Solving a Combinatorial Problem with Generating Functions and Complex Numbers

A training problem for International Math Olympiad asks:

Find the number of subsets of \{1,2,3,4,5,\ldots,2000\}, the sum of whose elements is divisible by five.

Easy, right? Just write a program to enumerate all of the subsets of the 2000 element set, add up their members, divide by five, and count the ones with a remainder of zero. You scribble down the program, set it running, and wait for the answer. And wait. And wait. And wait. What’s wrong—did you goof and write an infinite loop? No, but you might as well have done. There are 2^{2000}\sim 10^{500} subsets of a 2000 element set, so if every elementary particle in the visible universe were a supercomputer checking a trillion subsets per second, it would take around 3\times 10^{400} years to check them all, which is rather longer than the present age of the universe, 13.8\times 10^9 years.
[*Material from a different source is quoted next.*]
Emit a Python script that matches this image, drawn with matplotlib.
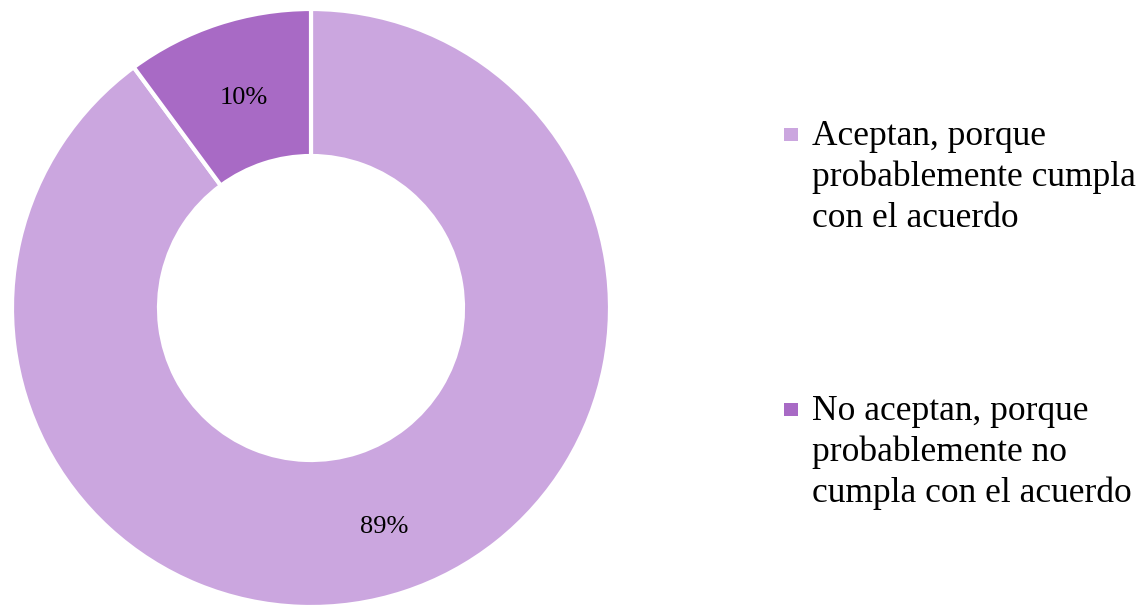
import matplotlib.pyplot as plt
from matplotlib.patches import Rectangle
import numpy as np

# Data
labels = [
    ["Aceptan, porque", "probablemente cumpla", "con el acuerdo"],
    ["No aceptan, porque", "probablemente no", "cumpla con el acuerdo"],
]
values = [89, 10]
pct_labels = ["89%", "10%"]
colors = ["#CBA6DF", "#A86AC5"]

plt.rcParams["font.family"] = ["Liberation Serif", "DejaVu Serif"]

W, H = 1144, 606
fig = plt.figure(figsize=(W / 100, H / 100), dpi=100)
ax = fig.add_axes([(311 - 300) / W, (298 - 300) / H, 600 / W, 600 / H])

wedges, _ = ax.pie(
    values,
    colors=colors,
    startangle=90,
    counterclock=False,
    radius=299 / 300,
    wedgeprops=dict(width=147 / 300, edgecolor="white", linewidth=3),
)
ax.set_xlim(-1, 1)
ax.set_ylim(-1, 1)
ax.set_aspect("equal")

# percentage labels in the middle of the ring
mid_r = (299 + 152) / 2 / 300
for w, txt in zip(wedges, pct_labels):
    ang = np.deg2rad((w.theta1 + w.theta2) / 2)
    ax.text(mid_r * np.cos(ang) + 0.01, mid_r * np.sin(ang) - 0.015, txt,
            ha="center", va="center", fontsize=19, color="black")

# legend drawn by hand: square next to the first line, wrapped label lines
first_baseline = [145, 420]
line_step = 41
for c, lines, base in zip(colors, labels, first_baseline):
    fig.patches.append(Rectangle((784 / W, 1 - (base - 4) / H), 14 / W, 13 / H,
                                 transform=fig.transFigure,
                                 facecolor=c, edgecolor="none"))
    for i, line in enumerate(lines):
        fig.text(812 / W, 1 - (base + i * line_step) / H, line,
                 ha="left", va="baseline", fontsize=25.5, color="black")

fig.savefig("out.png", dpi=100)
So, it is impossible? Not so fast (or so slowly). An extremely subtle and powerful mathematical tool called a generating function allows expressing the subsets in terms of a polynomial whose coefficients count the number of terms with various sums. Treating multiplication of complex numbers as vector rotation in the complex plane allows finding the coefficients expressing sums divisible by five, et voilà, out comes the answer.

It is far from obvious why high-order polynomials and complex numbers should have anything to do with a discrete combinatorial problem, but discovering that they do provides another peek into the deep unity of mathematics and how looking at a problem from a different perspective may allow solving problems which seem utterly intractable at first glance.